## Exercise
Can you set down, exactly as they appear below, the lines from the opening of the material through the one bearing "Arial, Helvetica, sans-serif';", minus the pictures?

## Given information

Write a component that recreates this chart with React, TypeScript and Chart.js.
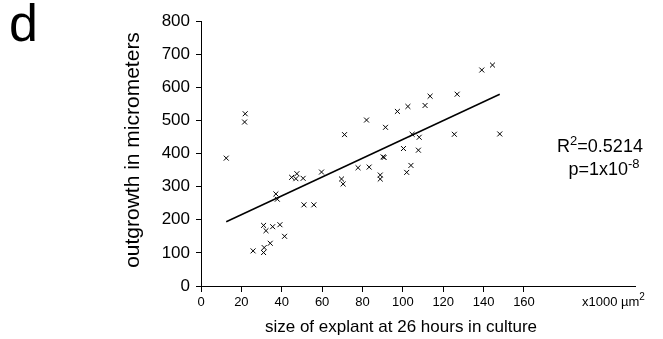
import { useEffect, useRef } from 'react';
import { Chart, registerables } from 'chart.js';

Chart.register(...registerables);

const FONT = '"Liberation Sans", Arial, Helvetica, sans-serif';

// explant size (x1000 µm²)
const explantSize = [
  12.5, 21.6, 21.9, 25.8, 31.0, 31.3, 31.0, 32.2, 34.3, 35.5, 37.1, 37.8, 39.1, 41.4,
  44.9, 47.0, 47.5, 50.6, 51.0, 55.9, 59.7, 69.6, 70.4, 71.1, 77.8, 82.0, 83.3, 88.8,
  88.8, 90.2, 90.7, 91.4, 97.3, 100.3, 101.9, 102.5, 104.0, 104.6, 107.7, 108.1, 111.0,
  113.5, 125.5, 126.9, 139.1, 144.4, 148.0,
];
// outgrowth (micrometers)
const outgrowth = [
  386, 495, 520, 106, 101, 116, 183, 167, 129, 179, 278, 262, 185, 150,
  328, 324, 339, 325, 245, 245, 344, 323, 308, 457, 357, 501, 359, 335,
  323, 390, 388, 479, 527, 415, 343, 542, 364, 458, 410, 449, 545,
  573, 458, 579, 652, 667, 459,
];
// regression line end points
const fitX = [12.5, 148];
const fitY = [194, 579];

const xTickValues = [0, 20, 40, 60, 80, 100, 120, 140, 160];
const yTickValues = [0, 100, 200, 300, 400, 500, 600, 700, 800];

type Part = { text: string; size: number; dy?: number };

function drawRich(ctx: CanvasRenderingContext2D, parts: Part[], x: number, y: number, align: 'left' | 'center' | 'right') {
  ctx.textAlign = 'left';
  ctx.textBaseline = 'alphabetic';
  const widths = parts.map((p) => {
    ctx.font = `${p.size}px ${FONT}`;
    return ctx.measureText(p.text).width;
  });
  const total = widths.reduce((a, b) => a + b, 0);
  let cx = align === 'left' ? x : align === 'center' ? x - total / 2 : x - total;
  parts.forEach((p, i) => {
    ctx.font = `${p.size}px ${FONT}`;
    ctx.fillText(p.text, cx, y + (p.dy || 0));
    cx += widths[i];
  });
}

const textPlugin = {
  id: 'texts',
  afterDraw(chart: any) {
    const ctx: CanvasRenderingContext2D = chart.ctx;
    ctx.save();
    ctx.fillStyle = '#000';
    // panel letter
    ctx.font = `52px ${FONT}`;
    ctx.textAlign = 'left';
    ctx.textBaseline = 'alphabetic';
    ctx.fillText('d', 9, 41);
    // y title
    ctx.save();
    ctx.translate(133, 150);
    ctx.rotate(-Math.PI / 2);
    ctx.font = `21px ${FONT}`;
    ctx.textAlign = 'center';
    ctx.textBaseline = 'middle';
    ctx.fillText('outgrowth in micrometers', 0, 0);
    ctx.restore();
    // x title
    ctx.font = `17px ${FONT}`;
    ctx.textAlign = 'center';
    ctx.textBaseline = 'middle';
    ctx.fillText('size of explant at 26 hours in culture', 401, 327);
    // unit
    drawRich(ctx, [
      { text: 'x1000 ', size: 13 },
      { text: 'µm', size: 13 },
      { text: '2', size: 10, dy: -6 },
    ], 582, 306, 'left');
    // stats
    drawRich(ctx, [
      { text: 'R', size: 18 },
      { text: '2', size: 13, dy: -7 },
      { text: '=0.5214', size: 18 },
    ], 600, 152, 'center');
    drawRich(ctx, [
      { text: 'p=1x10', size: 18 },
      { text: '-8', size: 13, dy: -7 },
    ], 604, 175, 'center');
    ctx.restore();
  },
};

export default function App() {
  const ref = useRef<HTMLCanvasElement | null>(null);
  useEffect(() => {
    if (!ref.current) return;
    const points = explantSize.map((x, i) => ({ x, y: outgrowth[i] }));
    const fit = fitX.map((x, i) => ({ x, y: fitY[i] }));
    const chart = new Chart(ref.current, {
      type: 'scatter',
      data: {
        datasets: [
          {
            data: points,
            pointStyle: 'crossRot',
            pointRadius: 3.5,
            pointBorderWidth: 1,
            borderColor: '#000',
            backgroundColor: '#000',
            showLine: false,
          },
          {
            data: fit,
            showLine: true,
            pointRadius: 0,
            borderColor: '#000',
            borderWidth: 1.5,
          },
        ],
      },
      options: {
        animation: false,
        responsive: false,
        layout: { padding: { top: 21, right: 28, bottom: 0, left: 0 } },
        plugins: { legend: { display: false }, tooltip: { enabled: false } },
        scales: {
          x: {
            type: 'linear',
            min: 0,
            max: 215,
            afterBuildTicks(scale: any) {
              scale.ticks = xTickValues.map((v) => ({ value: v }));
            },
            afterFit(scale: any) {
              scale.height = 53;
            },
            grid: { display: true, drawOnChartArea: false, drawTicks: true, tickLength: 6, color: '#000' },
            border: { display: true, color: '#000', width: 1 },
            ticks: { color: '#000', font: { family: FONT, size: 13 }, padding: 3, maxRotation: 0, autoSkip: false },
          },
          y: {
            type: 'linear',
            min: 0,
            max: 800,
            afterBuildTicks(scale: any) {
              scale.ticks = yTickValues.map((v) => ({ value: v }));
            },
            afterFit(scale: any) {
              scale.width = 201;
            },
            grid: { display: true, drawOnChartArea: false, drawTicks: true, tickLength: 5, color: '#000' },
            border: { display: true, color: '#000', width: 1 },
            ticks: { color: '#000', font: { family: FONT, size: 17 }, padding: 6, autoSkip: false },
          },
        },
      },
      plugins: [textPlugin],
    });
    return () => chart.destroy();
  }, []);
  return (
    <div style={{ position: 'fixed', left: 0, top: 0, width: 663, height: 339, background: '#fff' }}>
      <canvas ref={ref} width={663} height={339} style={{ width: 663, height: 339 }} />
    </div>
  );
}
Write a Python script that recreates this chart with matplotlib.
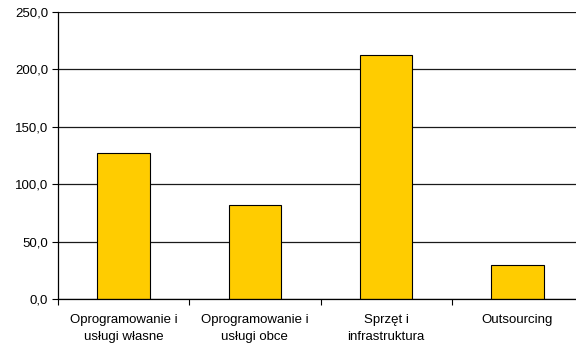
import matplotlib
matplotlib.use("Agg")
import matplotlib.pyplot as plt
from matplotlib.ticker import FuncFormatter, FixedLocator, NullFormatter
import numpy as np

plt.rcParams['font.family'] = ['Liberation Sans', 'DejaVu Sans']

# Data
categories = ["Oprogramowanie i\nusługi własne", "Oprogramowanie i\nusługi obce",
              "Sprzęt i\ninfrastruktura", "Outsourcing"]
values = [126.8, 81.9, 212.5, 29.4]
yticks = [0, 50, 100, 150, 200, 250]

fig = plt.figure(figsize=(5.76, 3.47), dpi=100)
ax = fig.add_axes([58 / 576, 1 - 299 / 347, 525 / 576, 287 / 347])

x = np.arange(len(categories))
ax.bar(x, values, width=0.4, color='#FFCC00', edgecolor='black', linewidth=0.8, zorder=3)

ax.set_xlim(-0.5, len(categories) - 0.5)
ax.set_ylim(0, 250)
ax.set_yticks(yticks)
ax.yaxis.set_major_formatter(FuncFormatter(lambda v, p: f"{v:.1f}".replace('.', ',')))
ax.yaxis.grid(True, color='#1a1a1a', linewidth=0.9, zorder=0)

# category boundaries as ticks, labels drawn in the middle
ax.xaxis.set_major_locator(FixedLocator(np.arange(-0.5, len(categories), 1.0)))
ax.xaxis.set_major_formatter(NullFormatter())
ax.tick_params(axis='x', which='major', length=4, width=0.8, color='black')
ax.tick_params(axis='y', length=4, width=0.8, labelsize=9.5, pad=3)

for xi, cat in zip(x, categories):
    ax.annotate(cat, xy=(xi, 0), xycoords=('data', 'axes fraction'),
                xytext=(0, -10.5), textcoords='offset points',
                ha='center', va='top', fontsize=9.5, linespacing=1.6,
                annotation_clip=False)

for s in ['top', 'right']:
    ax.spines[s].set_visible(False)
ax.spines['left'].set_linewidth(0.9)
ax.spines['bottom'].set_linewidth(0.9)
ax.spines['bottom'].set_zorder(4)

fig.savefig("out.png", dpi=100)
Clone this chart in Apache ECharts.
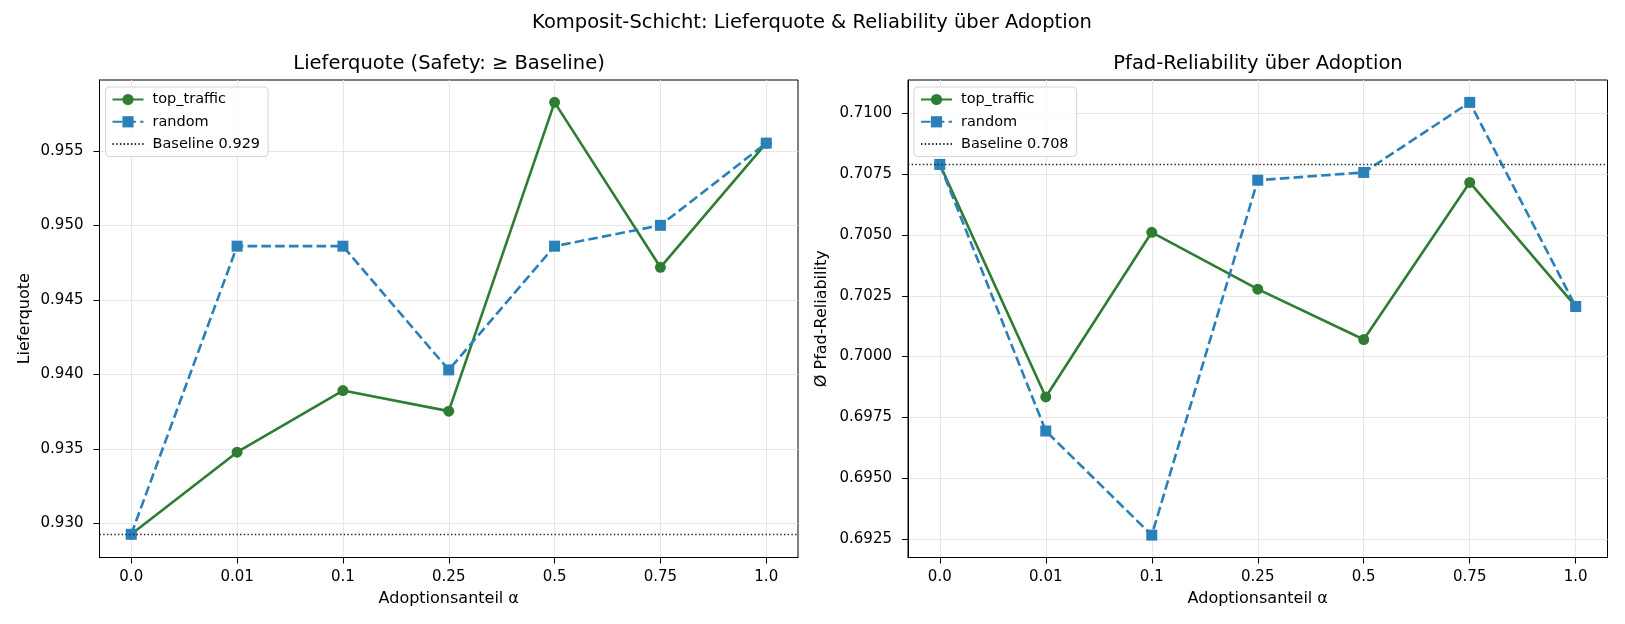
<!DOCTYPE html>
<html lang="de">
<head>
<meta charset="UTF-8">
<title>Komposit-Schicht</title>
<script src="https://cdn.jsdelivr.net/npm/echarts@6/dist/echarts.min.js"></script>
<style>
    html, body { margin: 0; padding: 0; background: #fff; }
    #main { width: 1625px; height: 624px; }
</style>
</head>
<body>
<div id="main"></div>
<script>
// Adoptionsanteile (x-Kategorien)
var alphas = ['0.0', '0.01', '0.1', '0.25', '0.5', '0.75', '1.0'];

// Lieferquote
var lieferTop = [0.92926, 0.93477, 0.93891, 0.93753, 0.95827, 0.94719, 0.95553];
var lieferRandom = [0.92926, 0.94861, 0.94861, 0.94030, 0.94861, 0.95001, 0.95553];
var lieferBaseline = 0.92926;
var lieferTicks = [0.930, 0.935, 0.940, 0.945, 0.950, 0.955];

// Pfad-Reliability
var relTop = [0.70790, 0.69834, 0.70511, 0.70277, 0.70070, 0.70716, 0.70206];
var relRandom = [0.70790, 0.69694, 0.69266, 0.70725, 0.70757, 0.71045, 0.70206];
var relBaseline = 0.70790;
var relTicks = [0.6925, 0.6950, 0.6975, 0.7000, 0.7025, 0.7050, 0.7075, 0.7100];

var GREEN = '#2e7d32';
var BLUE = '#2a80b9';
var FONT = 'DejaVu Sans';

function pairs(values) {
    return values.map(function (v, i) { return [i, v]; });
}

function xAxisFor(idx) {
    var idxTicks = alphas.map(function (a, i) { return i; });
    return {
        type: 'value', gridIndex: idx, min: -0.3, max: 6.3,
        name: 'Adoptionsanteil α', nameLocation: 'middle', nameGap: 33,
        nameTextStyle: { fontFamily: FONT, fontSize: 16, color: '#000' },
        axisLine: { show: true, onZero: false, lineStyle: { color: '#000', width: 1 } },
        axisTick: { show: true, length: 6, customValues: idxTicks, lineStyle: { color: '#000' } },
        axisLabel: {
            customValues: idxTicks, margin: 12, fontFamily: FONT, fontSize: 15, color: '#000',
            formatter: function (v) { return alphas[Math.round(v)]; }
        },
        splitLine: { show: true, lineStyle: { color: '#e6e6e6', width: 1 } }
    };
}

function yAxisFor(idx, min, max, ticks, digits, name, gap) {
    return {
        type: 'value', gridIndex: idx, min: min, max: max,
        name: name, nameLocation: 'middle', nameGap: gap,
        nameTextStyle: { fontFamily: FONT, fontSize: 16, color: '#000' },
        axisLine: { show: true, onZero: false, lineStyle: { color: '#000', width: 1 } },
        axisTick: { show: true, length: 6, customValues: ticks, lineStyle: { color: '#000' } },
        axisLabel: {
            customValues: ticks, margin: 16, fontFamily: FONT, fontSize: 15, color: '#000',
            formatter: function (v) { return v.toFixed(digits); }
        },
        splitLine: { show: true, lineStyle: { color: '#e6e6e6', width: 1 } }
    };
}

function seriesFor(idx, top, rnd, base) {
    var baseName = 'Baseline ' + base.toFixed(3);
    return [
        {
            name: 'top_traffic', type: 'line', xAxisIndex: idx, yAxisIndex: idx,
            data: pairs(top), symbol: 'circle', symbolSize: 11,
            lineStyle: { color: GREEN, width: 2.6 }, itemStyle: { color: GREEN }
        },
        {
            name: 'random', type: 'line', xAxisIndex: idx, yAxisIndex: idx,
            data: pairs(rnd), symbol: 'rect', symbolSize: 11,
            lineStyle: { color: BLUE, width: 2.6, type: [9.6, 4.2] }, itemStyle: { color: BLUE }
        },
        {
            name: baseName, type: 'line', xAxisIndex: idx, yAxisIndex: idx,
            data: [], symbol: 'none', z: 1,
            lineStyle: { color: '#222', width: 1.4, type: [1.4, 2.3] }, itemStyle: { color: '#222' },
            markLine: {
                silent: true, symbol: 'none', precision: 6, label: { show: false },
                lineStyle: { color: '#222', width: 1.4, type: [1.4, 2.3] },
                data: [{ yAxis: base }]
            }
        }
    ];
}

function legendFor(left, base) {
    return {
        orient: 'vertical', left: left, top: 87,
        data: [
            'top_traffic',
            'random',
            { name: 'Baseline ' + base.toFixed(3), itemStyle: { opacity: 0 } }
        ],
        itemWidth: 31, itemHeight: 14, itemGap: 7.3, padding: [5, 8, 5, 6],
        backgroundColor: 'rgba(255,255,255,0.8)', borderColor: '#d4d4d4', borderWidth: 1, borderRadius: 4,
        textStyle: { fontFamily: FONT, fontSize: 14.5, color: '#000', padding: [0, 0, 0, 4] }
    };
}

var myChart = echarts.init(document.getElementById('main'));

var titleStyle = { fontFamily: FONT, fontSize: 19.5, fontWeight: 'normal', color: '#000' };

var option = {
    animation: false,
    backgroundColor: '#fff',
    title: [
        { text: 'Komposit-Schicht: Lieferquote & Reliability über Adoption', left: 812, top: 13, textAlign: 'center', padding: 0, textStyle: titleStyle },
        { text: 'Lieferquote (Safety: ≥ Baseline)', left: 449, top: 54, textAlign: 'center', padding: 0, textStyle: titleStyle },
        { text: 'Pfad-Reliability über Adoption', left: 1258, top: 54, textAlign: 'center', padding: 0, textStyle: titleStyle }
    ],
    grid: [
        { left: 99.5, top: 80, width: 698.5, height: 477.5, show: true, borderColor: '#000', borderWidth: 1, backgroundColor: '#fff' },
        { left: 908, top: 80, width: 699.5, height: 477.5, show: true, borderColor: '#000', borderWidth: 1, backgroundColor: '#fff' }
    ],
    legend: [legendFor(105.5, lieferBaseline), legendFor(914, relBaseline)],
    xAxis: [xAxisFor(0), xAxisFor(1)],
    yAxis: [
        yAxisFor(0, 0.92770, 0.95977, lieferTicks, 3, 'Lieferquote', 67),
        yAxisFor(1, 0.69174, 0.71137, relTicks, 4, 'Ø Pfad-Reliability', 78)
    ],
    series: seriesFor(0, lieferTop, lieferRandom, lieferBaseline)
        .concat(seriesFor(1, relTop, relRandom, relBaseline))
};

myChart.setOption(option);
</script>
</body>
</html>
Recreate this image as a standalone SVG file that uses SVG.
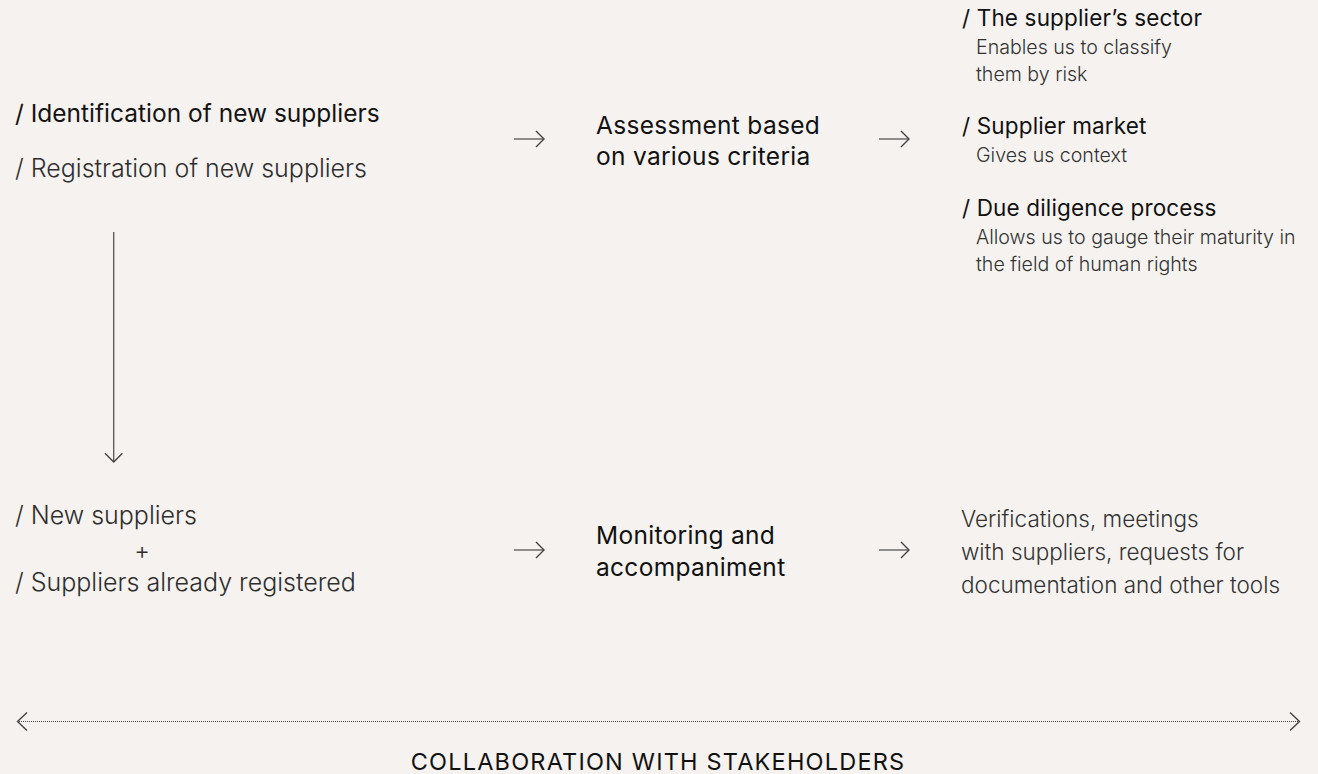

## Worked answer
Write a component that recreates this chart with React, TypeScript and Chart.js.
import { useEffect, useRef } from 'react';
import { Chart, registerables } from 'chart.js';

Chart.register(...registerables);

const FONT = '"Liberation Sans", Arial, Helvetica, sans-serif';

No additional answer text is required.